Era reggae mesmo. No grito Rock, era reggae. E era legal. Parecia show exclusivo, o público exaltado se concentrou na frente da banda e até aumentou o calor do lugar, que por algum motivo começou a abrigar beijos simétricos na pista.
Os instrumentos eram basicamente os mesmos, mas agora com uma percussão conduzida com um chapéu peruano. O som limpo e simpático vem logo. Após a introdução instrumental: “Boa Noite, nós somos a banda Samanah.”
O vocal agradecia a todo o momento a empolgação e merecia o agradecimento. No fim um Samba Rock fechava a noite, que só terminou pelas regras da disputa não menos questionadas pelo público insaciável pedindo bis que exclusivamente acometeram o Samanah, seguidos de vaia à reprovação do pedido. As pessoas só saíram da pista quando a cortina baixou e ainda assim, consternados.

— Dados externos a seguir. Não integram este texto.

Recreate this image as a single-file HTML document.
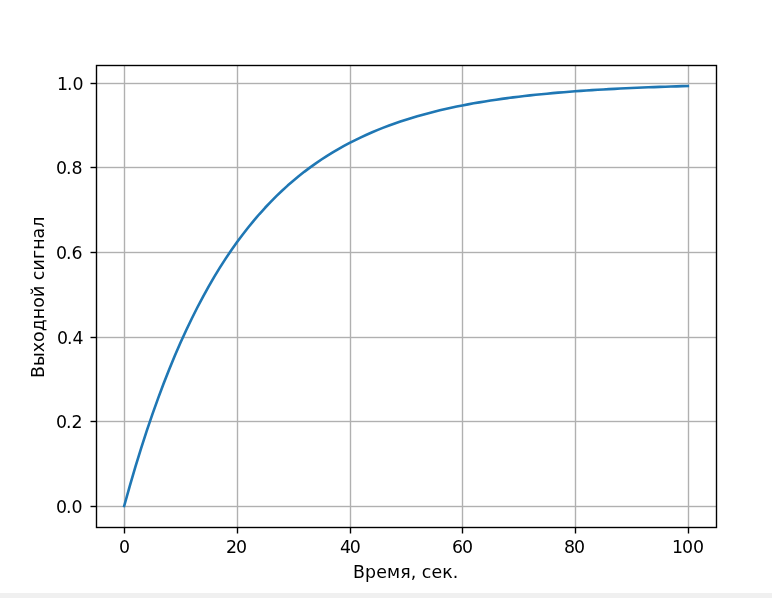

Já aliviados e inflados com o sucesso da apresentação os caras estavam em êxtase no camarim, a galera do Enxame já estava lá e eu não pude deixar de perguntar como numa seletiva pro Grito Rock uma banda de reggae foi tão aclamada. “É uma mistura, o reggae é a nossa escola, mas tem de tudo e deu nisso.” A banda fala simultaneamente esclarecendo um pouco.

Como era de se esperar o público não mente na empolgação. No fim da noite o anúncio dos dois vencedores da seletiva. Muitas pessoas já tinham ido embora como se já soubessem o resultado, outras esperavam na fila gigantesca do caixa.
Tive que sair antes do anúncio, mas da porta eu ouvi duas pessoas conversando. “Deu DOS e Samanah.” Surpresa? Um pouco. Mas o público não mentiu, vibraram e fizeram a causa da agitação ir mais longe. E vamos ao Grito Rock!